• **WHAT TO WORK ON**: Copy all entries without alteration and skip the pictures they hold.

-=-=-=-=-

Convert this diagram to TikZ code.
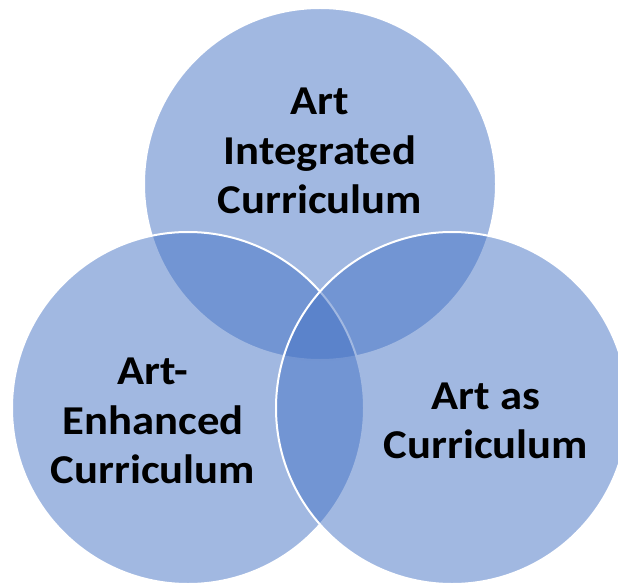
\documentclass[tikz,border=0pt]{standalone}
\usepackage{fontspec}
\setmainfont{Carlito}
\definecolor{vennblue}{HTML}{4472C4}
\begin{document}
\begin{tikzpicture}[x=1bp,y=-1bp,
  venn/.style={circle, minimum size=352bp, inner sep=0pt, fill=vennblue, fill opacity=0.5, draw=white, draw opacity=1, line width=2bp},
  lbl/.style={align=center, text=black, font=\bfseries\fontsize{41bp}{49.5bp}\selectfont, inner sep=0pt, text opacity=1, xscale=1.09}]
\useasboundingbox (0,0) rectangle (618,585);
\node[venn] (top) at (320,184) {};
\node[venn] (left) at (188,408) {};
\node[venn] (right) at (452,408) {};
\node[lbl] (ttop) at (320,151) {Art\\Integrated\\Curriculum};
\node[lbl] (tleft) at (153,421) {Art-\\Enhanced\\Curriculum};
\node[lbl] (tright) at (486,421) {Art as\\Curriculum};
\end{tikzpicture}
\end{document}
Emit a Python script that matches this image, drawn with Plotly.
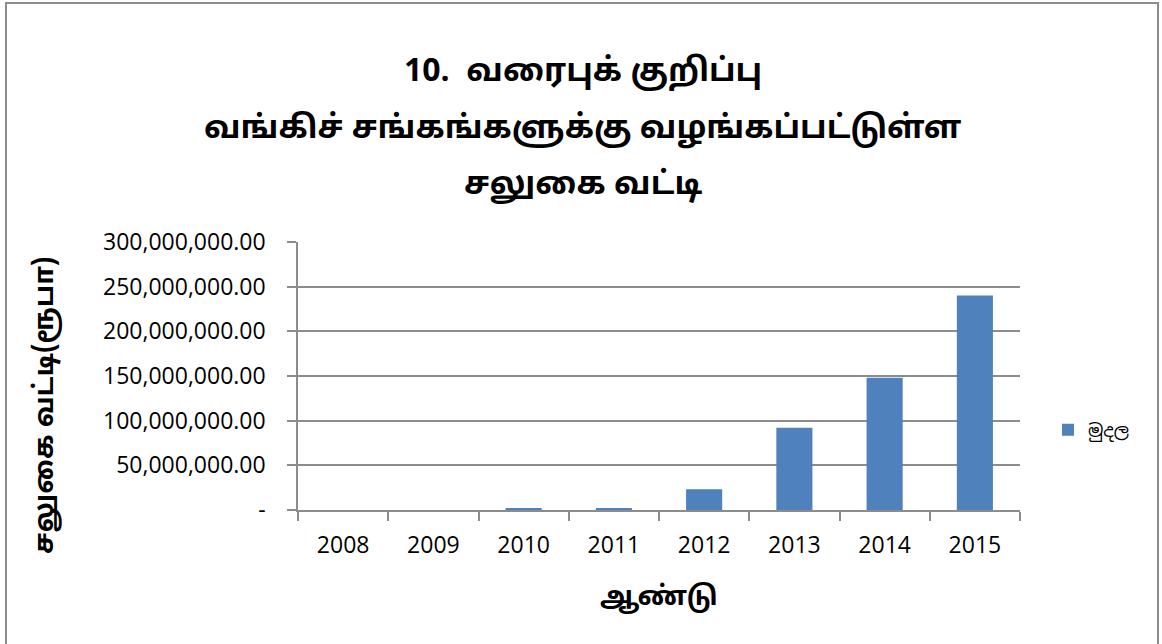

-=-=-=-=-

• **ANSWER TO THE PROBLEM**:
Convert this diagram to TikZ code.
\documentclass[tikz,border=0pt]{standalone}
\usepackage{fontspec}
\setmainfont{Carlito}
\definecolor{vennblue}{HTML}{4472C4}
\begin{document}
\begin{tikzpicture}[x=1bp,y=-1bp,
  venn/.style={circle, minimum size=352bp, inner sep=0pt, fill=vennblue, fill opacity=0.5, draw=white, draw opacity=1, line width=2bp},
  lbl/.style={align=center, text=black, font=\bfseries\fontsize{41bp}{49.5bp}\selectfont, inner sep=0pt, text opacity=1, xscale=1.09}]
\useasboundingbox (0,0) rectangle (618,585);
\node[venn] (top) at (320,184) {};
\node[venn] (left) at (188,408) {};
\node[venn] (right) at (452,408) {};
\node[lbl] (ttop) at (320,151) {Art\\Integrated\\Curriculum};
\node[lbl] (tleft) at (153,421) {Art-\\Enhanced\\Curriculum};
\node[lbl] (tright) at (486,421) {Art as\\Curriculum};
\end{tikzpicture}
\end{document}
Emit a Python script that matches this image, drawn with Plotly.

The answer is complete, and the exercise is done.